Matthew 18:12. Seeking the wanderer.—I. Look at the figure of the one wanderer.
1. All men are Christ’s sheep. All men are Christ’s, because He has been the Agent of Divine creation, and the grand words of the hundredth Psalm are true about Him, “It is He that hath made us, and we are His; we are His people, and the sheep of His pasture.” They are His because His sacrifice has bought them for His. Erring, straying, lost, they still belong to the Shepherd.
2. Notice next the picture of the sheep as wandering. The straying of the poor half-conscious sheep may seem innocent, but it carries the poor thing away from the shepherd as completely as if it had been wholly intelligent and voluntary. Let us learn the lesson. In a world like this, if a man does not know very clearly where he is going he is sure to go wrong. If you do not exercise a distinct determination to do God’s will, and to follow in His footsteps who has set us an example, and if your main purpose is to get succulent grass to eat and soft places to walk in, you are certain, before long, to wander tragically from all that is right, and noble, and pure.
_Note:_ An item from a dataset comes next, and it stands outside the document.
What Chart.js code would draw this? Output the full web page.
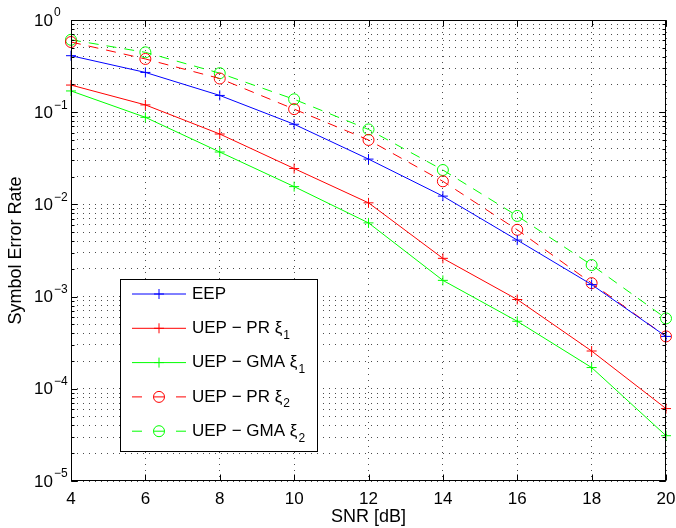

II. Look at the picture of the Seeker.—In the text God leaves the ninety and nine, and goes into the mountains where the wanderer is, and seeks him. And thus, couched in veiled form, is the great mystery of the Divine love, the incarnation and sacrifice of Jesus Christ our Lord. Not because man was so great; not because man was so valuable in comparison with the rest of creation—he was but one amongst ninety and nine unfallen and unsinful—but because he was so wretched, because he was so small, because he had gone away so far from God, therefore the seeking love came after him, and would draw him to itself.—A. Maclaren, D.D.
Matthew 18:14. The love of God for little children.
I. A love of utter unselfishness.
II. A love of delight in them.
III. A love of compassion towards them.
IV. A love of trust in the almost infinite capacities of children.—T. Gasquoin.